**Records from a collection**

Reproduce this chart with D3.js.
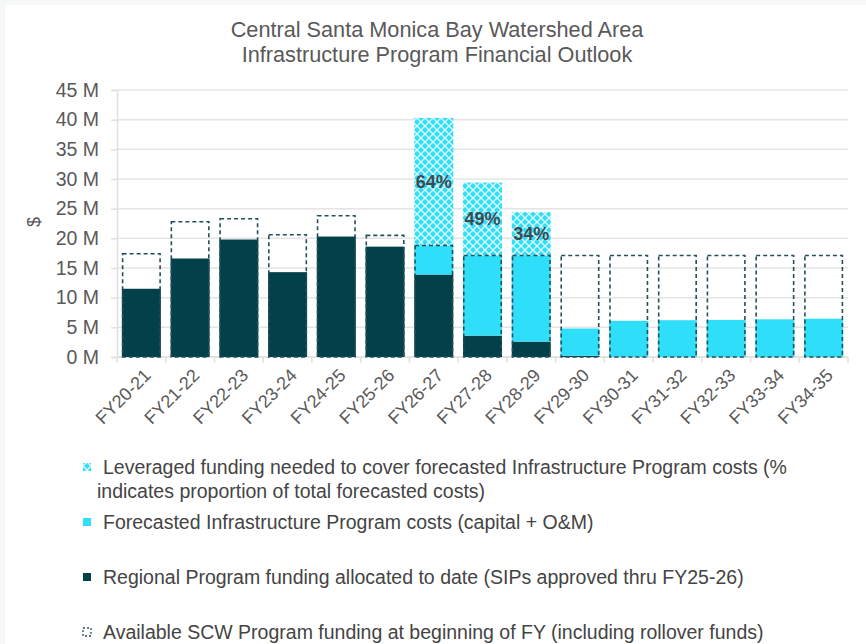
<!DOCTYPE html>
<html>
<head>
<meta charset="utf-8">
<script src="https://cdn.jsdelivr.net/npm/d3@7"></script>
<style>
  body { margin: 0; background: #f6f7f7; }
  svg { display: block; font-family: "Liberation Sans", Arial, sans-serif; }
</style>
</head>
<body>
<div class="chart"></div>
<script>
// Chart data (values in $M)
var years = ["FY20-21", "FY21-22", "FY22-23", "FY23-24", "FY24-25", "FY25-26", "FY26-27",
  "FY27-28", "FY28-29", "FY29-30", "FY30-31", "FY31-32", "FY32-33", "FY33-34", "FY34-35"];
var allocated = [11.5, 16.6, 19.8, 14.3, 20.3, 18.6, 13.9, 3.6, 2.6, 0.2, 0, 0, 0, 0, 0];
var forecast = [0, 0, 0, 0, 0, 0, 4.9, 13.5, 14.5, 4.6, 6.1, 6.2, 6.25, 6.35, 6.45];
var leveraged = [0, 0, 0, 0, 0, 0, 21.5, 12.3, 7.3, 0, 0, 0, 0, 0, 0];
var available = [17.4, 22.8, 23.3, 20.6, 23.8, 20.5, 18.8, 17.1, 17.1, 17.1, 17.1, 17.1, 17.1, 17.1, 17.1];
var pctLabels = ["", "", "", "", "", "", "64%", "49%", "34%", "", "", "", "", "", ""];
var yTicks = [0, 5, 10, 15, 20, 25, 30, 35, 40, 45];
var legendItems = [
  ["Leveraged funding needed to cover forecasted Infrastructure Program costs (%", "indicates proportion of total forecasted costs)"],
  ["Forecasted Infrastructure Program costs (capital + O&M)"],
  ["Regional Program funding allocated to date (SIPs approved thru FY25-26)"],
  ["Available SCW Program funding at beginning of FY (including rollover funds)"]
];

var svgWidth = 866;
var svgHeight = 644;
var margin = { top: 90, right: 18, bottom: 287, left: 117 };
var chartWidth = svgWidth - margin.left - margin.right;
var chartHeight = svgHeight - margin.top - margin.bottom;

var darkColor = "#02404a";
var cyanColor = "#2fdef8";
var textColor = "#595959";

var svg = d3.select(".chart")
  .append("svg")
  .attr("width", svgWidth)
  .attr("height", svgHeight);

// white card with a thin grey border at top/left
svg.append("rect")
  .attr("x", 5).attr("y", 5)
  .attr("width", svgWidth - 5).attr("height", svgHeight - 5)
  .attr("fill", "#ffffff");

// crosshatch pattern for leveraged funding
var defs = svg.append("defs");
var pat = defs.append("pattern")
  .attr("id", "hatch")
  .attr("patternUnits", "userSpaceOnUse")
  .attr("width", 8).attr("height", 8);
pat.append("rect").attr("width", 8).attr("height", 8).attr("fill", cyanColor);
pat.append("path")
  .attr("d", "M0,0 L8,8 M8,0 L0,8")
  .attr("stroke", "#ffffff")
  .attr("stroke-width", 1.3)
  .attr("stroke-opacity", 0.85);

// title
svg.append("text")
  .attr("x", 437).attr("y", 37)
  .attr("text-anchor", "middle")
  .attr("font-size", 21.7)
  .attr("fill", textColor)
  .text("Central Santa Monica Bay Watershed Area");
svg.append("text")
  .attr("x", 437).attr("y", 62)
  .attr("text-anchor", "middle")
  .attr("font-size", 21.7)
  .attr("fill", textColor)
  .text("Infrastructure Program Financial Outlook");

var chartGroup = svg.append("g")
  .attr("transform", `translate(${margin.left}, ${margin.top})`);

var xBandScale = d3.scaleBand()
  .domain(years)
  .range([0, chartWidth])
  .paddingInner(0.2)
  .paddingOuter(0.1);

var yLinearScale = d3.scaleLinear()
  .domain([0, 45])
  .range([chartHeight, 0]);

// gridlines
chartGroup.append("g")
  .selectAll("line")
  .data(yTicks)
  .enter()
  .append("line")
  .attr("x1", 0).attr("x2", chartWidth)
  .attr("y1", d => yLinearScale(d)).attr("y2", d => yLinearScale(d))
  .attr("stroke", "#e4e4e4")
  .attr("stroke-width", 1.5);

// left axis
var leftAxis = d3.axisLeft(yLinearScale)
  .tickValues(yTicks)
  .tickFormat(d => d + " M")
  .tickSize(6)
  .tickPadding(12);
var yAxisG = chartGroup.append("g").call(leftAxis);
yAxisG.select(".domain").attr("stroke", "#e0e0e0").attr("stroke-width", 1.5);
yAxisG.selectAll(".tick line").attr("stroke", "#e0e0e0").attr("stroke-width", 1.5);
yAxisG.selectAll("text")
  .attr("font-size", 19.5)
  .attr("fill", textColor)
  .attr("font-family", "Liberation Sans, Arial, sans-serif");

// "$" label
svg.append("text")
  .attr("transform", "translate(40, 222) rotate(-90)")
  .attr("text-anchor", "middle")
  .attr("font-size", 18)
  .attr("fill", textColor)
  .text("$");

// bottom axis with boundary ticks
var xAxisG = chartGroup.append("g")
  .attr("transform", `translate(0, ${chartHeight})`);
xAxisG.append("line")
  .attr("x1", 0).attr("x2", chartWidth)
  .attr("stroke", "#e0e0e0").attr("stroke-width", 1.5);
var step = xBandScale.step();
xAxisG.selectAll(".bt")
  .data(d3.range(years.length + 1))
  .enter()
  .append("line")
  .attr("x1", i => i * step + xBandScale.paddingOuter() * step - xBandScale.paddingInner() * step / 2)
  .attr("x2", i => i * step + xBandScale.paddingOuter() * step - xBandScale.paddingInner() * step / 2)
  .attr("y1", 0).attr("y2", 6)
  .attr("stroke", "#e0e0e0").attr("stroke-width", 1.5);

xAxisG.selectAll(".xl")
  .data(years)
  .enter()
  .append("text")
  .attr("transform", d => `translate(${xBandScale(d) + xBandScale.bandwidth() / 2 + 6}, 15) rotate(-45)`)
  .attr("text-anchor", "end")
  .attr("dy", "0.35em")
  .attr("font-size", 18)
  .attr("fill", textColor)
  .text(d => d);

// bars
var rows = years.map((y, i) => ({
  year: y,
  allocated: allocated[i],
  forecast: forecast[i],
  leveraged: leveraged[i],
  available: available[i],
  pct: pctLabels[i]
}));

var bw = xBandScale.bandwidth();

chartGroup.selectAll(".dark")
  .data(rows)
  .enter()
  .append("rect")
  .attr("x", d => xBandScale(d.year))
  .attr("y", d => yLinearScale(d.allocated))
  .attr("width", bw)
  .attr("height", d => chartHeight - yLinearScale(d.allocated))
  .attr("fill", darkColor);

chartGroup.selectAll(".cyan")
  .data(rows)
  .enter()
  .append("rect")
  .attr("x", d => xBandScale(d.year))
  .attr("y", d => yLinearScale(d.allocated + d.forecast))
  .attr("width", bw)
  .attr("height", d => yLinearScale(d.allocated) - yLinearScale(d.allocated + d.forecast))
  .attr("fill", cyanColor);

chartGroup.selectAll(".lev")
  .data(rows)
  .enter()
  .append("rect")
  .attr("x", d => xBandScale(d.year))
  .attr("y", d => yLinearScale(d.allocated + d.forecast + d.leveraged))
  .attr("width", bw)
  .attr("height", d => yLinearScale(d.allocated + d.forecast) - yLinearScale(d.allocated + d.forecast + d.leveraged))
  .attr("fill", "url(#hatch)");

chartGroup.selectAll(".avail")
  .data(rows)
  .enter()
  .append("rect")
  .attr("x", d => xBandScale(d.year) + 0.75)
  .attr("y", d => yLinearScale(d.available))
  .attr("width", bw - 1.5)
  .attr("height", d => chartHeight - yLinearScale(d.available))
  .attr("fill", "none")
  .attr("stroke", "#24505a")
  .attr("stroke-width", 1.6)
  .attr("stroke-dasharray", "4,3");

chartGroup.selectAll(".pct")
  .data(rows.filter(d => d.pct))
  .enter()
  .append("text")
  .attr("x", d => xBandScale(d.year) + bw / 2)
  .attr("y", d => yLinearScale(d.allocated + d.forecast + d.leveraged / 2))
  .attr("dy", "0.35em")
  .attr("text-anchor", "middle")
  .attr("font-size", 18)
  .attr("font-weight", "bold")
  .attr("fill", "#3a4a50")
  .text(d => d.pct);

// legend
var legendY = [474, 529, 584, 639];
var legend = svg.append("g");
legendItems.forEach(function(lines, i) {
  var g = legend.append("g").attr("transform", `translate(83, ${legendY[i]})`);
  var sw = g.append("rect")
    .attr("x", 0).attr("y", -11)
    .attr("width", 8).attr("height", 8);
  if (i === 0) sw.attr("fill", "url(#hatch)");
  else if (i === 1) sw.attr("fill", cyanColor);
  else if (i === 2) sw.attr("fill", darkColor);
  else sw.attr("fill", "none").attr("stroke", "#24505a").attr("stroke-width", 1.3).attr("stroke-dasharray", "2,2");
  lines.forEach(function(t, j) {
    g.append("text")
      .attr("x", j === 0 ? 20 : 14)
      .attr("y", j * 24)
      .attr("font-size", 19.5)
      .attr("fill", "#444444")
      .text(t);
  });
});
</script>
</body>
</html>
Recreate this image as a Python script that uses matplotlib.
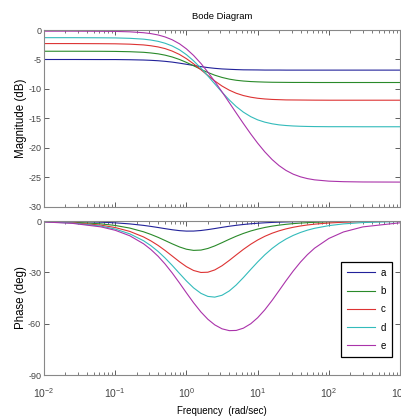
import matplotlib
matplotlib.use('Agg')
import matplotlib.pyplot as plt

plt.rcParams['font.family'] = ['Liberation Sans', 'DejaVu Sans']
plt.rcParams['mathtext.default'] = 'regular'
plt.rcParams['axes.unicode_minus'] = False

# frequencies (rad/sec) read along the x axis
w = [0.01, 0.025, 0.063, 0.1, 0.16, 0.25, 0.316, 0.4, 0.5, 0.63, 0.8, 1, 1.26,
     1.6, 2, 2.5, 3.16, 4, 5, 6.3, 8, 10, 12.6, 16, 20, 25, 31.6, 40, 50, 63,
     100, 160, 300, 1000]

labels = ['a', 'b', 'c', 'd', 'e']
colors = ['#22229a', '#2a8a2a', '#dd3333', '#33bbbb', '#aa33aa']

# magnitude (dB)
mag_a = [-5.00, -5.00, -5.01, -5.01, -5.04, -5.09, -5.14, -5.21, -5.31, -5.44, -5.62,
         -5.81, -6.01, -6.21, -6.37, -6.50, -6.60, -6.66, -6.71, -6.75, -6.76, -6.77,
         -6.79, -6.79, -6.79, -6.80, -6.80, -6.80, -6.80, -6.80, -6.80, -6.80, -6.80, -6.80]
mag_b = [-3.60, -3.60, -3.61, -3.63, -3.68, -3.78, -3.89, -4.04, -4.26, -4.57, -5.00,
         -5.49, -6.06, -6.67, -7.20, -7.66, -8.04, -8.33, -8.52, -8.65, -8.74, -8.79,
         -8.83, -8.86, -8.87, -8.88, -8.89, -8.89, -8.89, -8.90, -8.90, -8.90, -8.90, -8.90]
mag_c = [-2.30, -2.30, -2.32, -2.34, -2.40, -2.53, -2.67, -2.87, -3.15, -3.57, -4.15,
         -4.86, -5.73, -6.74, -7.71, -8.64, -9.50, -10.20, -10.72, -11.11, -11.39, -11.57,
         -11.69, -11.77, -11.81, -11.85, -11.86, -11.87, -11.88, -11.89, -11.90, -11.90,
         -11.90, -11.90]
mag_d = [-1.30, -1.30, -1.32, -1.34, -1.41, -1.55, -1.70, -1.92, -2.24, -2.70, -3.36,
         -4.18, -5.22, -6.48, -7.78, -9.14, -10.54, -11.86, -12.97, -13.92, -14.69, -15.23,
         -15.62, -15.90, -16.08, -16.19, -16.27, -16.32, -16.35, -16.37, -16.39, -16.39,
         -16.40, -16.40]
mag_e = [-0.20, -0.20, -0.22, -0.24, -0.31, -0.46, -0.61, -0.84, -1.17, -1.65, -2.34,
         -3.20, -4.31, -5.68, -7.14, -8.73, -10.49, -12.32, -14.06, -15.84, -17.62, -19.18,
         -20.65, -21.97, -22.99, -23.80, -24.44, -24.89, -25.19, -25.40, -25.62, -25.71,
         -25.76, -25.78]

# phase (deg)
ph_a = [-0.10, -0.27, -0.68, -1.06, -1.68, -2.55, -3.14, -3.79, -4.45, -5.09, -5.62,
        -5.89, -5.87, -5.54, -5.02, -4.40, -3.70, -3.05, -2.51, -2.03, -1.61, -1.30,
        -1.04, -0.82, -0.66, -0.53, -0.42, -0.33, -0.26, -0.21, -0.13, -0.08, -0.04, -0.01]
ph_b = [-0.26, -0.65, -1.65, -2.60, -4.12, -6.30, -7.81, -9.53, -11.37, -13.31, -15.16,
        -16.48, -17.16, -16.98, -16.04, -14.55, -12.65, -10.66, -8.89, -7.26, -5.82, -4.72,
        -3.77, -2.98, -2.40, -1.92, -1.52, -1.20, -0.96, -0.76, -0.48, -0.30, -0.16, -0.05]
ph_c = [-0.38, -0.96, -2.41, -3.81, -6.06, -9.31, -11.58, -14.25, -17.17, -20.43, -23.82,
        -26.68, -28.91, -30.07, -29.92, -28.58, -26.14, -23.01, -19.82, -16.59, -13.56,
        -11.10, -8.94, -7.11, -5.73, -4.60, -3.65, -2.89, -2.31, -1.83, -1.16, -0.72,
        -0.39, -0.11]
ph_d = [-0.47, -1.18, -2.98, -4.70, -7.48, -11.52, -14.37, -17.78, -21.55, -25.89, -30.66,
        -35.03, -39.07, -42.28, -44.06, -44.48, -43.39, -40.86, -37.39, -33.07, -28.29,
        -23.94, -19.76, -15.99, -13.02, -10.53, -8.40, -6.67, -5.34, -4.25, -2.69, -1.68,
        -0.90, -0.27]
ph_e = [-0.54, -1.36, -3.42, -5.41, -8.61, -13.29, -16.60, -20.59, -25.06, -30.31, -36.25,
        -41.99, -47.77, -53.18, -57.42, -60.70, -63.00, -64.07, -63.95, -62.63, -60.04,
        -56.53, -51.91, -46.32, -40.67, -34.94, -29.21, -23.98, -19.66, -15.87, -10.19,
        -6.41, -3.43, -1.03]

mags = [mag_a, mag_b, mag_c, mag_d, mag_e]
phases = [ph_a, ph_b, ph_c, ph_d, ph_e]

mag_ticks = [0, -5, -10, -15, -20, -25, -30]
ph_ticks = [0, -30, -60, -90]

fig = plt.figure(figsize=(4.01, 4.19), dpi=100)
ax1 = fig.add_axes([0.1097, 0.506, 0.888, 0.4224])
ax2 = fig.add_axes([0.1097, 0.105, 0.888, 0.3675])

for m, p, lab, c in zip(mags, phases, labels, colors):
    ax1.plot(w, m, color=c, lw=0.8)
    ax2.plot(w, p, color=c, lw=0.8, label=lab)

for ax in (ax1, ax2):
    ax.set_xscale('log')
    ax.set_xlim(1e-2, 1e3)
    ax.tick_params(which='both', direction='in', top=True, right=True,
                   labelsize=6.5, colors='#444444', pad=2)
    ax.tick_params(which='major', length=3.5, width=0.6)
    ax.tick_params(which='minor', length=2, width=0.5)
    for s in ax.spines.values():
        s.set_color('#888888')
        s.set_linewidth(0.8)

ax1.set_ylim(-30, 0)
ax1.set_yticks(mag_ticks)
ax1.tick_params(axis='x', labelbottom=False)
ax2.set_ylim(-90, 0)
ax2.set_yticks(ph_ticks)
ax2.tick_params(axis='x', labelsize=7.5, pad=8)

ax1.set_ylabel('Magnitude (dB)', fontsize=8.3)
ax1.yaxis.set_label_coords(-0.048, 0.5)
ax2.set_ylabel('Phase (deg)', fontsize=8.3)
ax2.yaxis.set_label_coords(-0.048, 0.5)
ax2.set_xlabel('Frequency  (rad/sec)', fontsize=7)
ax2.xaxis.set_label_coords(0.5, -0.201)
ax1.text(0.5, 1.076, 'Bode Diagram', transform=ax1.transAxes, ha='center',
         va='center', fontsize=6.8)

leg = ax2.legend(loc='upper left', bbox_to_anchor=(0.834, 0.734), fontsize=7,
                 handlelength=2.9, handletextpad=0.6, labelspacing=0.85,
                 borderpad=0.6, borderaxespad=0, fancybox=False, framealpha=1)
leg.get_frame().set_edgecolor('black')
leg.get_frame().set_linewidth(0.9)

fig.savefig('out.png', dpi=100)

**Prompt**
Pictures are not part of the copy. Write out only the lines from the one containing "Recreate this image" through the one containing "colors = ['#22229a', '#2a8a2a', '#dd3333', '#33bbbb', '#aa33aa']", exactly as they stand, both included.

**Task answer**
Recreate this image as a Python script that uses matplotlib.
import matplotlib
matplotlib.use('Agg')
import matplotlib.pyplot as plt

plt.rcParams['font.family'] = ['Liberation Sans', 'DejaVu Sans']
plt.rcParams['mathtext.default'] = 'regular'
plt.rcParams['axes.unicode_minus'] = False

# frequencies (rad/sec) read along the x axis
w = [0.01, 0.025, 0.063, 0.1, 0.16, 0.25, 0.316, 0.4, 0.5, 0.63, 0.8, 1, 1.26,
     1.6, 2, 2.5, 3.16, 4, 5, 6.3, 8, 10, 12.6, 16, 20, 25, 31.6, 40, 50, 63,
     100, 160, 300, 1000]

labels = ['a', 'b', 'c', 'd', 'e']
colors = ['#22229a', '#2a8a2a', '#dd3333', '#33bbbb', '#aa33aa']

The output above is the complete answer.